BMJ 2007; 334 doi: (Published 05 April 2007) Cite this as: BMJ 2007;334:0-a
  1. Elizabeth Loder, research editor
  1. Boston
  1. eloder{at}

    It's easy to feel contempt for deluded practitioners of the past who advocated bloodletting and tonsillectomies for all. Easy, that is, until one considers emerging evidence that coronary stenting and postmenopausal hormone replacement therapy may well be the contemporary equivalents of those now discredited practices. These and other cautionary tales abound in this week's BMJ, reminding us of the dangers of medical enthusiasm for interventions and treatments—however well intentioned—that have not been subjected to careful scrutiny.

    A recent study in the New England Journal of Medicine concluded that patients with stable coronary artery disease do just as well with medical therapy as they do with percutaneous revascularization procedures. Susan Mayor interviews (doi: 10.1136/bmj.39174.633403.DB) a British physician who wrote an editorial in the BMJ last month (2007;334:593-594, doi: 10.1136/bmj.39154.552280.BE) commenting on a group of BMJ papers that also cast doubt on stenting (2007;334:617, 621, 624; doi: 10.1136/bmj.39106.476215.BE, 10.1136/bmj.39112.480023.BE, 10.1136/bmj.39129.442164.55). He suggests that percutaneous techniques have been less used in Europe than in the United States principally because “there have not been the same financial incentives to carry out some stenting.”

    It's impossible to read this week's clinical review (doi: 10.1136/bmj.39153.522535.BE), on management of the menopause, without thinking of the recent dramatic shift in medical attitudes towards postmenopausal hormone replacement therapy. Unbridled enthusiasm for the presumed benefits of hormone replacement therapy has been replaced by notable caution, with the bulk of experts recommending short term, low dose use of treatment only for women with intolerable symptoms such as flushing. The use of hormonal therapy to treat almost all menopausal symptoms meant that little effort was expended to find alternative treatments. Now that the dangers of hormonal treatments have been revealed, we are left with a paucity of effective treatment alternatives. A few that have modest evidence of benefit include clonidine, some selective serotonoin and noradrenaline reuptake inhibitors, gabapentin and Vitamin E.

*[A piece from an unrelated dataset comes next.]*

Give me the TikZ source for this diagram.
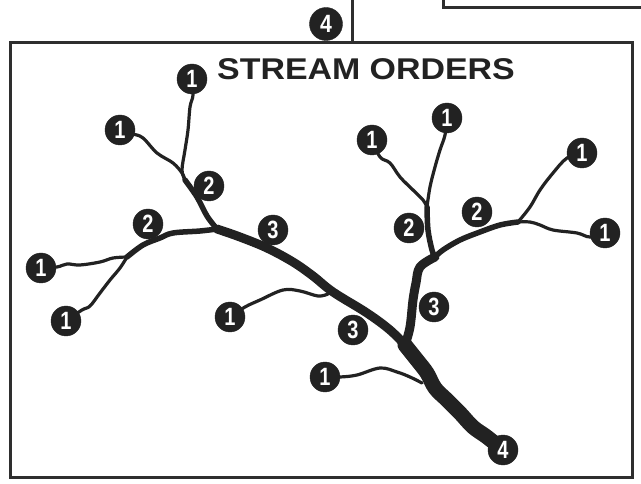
\documentclass[tikz,border=0pt]{standalone}
\usepackage{fontspec}
\setmainfont{Liberation Sans}
\pgfdeclarelayer{bg}
\pgfsetlayers{bg,main}
\definecolor{ink}{HTML}{222222}
\definecolor{rule}{HTML}{2E2E2E}
\begin{document}
\begin{tikzpicture}[x=1pt,y=-1pt,
  order/.style={circle,fill=ink,draw=ink,inner sep=0pt,minimum size=30pt,
    text=white,font=\fontsize{25}{25}\selectfont\bfseries},
  s1/.style={draw=ink,line width=3.2pt,line cap=round,line join=round},
  s2/.style={draw=ink,line width=5.5pt,line cap=round,line join=round},
  s3/.style={draw=ink,line width=9pt,line cap=round,line join=round},
  s4/.style={draw=ink,line width=15pt,line cap=round,line join=round},
  frame/.style={draw=rule,line width=3pt}]
\useasboundingbox (0,0) rectangle (641,484);

% surrounding panel edges
\draw[frame] (10,43) rectangle (632,477);
\draw[frame] (352,0) -- (352,43);
\draw[frame] (443,0) -- (443,8) -- (641,8);
\node[order,minimum size=33pt] (top4) at (326,24) {\scalebox{0.85}[1]{4}};

\node[font=\fontsize{30}{30}\selectfont\bfseries,text=ink] (title) at (366,69)
  {\scalebox{1.13}[1]{STREAM ORDERS}};

% stream order markers
\node[order] (L1a) at (192,79)  {\scalebox{0.8}[1]{1}};
\node[order] (L1b) at (120,130) {\scalebox{0.8}[1]{1}};
\node[order] (L2a) at (209,186) {\scalebox{0.8}[1]{2}};
\node[order] (L2b) at (148,224) {\scalebox{0.8}[1]{2}};
\node[order] (L3)  at (273,230) {\scalebox{0.8}[1]{3}};
\node[order] (L1c) at (41,268)  {\scalebox{0.8}[1]{1}};
\node[order] (L1d) at (66,321)  {\scalebox{0.8}[1]{1}};
\node[order] (L1e) at (230,317) {\scalebox{0.8}[1]{1}};
\node[order] (R1a) at (372,140) {\scalebox{0.8}[1]{1}};
\node[order] (R1b) at (447,118) {\scalebox{0.8}[1]{1}};
\node[order] (R1c) at (582,153) {\scalebox{0.8}[1]{1}};
\node[order] (R1d) at (605,233) {\scalebox{0.8}[1]{1}};
\node[order] (R2a) at (477,212) {\scalebox{0.8}[1]{2}};
\node[order] (R2b) at (409,228) {\scalebox{0.8}[1]{2}};
\node[order] (R3a) at (434,307) {\scalebox{0.8}[1]{3}};
\node[order] (R3b) at (353,330) {\scalebox{0.8}[1]{3}};
\node[order] (R1e) at (325,377) {\scalebox{0.8}[1]{1}};
\node[order] (mouth) at (503,450) {\scalebox{0.8}[1]{4}};

% confluences
\coordinate (jA) at (185,180);
\coordinate (jB) at (217,229);
\coordinate (jC) at (127,257);
\coordinate (jD) at (427,207);
\coordinate (jE) at (518,222);
\coordinate (jF) at (435,257);
\coordinate (jG) at (405,345);
\coordinate (jH) at (422,383);
\coordinate (jI) at (328,294);

\begin{pgfonlayer}{bg}
  \fill[white] (0,0) rectangle (641,484);
  % first-order headwaters
  \draw[s1] plot[smooth,tension=.6] coordinates {(L1a) (193,95) (190,107) (188,130) (185,150) (182,170) (jA)};
  \draw[s1] plot[smooth,tension=.6] coordinates {(L1b) (133,134) (143,138) (157,153) (173,163) (182,173) (jA)};
  \draw[s1] plot[smooth,tension=.6] coordinates {(L1c) (57,267) (67,264) (80,265) (100,262) (113,258) (jC)};
  \draw[s1] plot[smooth,tension=.6] coordinates {(L1d) (82,310) (90,306) (100,293) (110,280) (120,268) (jC)};
  \draw[s1] plot[smooth,tension=.6] coordinates {(L1e) (245,307) (260,300) (283,290) (300,291) (318,296) (jI)};
  \draw[s1] plot[smooth,tension=.6] coordinates {(R1a) (380,157) (390,163) (400,177) (413,190) (423,200) (jD)};
  \draw[s1] plot[smooth,tension=.6] coordinates {(R1b) (445,135) (440,150) (435,167) (430,187) (jD)};
  \draw[s1] plot[smooth,tension=.6] coordinates {(R1c) (567,158) (553,173) (540,190) (530,207) (jE)};
  \draw[s1] plot[smooth,tension=.6] coordinates {(R1d) (590,237) (577,233) (553,230) (540,225) (530,222) (jE)};
  \draw[s1] plot[smooth,tension=.6] coordinates {(R1e) (340,377) (357,375) (380,368) (397,372) (410,377) (jH)};
  % second order
  \draw[s2] plot[smooth,tension=.6] coordinates {(jA) (197,197) (207,216) (jB)};
  \draw[s2] plot[smooth,tension=.6] coordinates {(jC) (143,245) (160,238) (173,233) (200,231) (jB)};
  \draw[s2] plot[smooth,tension=.6] coordinates {(jD) (428,230) (432,250) (jF)};
  \draw[s2] plot[smooth,tension=.6] coordinates {(jE) (500,225) (480,232) (460,240) (443,250) (jF)};
  % third order
  \draw[s3] plot[smooth,tension=.6] coordinates {(jB) (240,237) (267,248) (293,262) (313,276) (333,292) (367,313) (390,330) (jG)};
  \draw[s3] plot[smooth,tension=.6] coordinates {(jF) (420,267) (416,283) (413,300) (410,327) (jG)};
  % fourth order
  \draw[s4] plot[smooth,tension=.6] coordinates {(jG) (417,360) (427,373) (435,388) (447,400) (460,413) (473,427) (487,437) (mouth)};
\end{pgfonlayer}
\end{tikzpicture}
\end{document}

    What other medical orthodoxies might join hormone replacement therapy and stenting on the ever -growing list of discredited interventions? Nicola Low examines (doi: 10.1136/bmj.39154.378079.BE) the enthusiasm for chlamydial screening—ill advised, she says, in the absence of good evidence about its benefits. Once again, it seems, screening programs have been advocated in the absence of evidence that benefits exceed harms, that costs are reasonable, and that fundamental criteria for screening are met.

    A mass vaccination campaign against a common sexually transmitted disease is not the slam-dunk one might have thought, either, at least not in the United States. Enthusiasm for widespread programs to vaccinate young girls against human papillomaviruses that cause cervical cancer and genital warts has been tempered by a surprise backlash. In this case, the usual anti-vaccination types find themselves with some strange bedfellows, including those who feel that the long term harm to benefit balance has not been adequately studied. The fact remains, though, that the opposition to Texas governor Rick Perry's proposal for compulsory vaccination is less about the medical issues involved and more about perceptions of corporate influence and profiteering. Perry has ties to vaccine manufacturer Merck, and this has led to skepticism about his motives in recommending mass vaccination. (doi: 10.1136/bmj.39164.510127.AD)

    And a final cautionary tale, which may have the salutary effect of making you grateful for your current place in the medical profession: “There are jobs worse than yours.” Mary Black lists five of them (doi: 10.1136/bmj.39170.612986.59), including “head of medical services at Guantanamo Bay” and “surgeon in the commercial kidney transplant trade.” These, she says, are jobs that “are difficult to justify to your children, and are likely to be a source of regret on your deathbed.”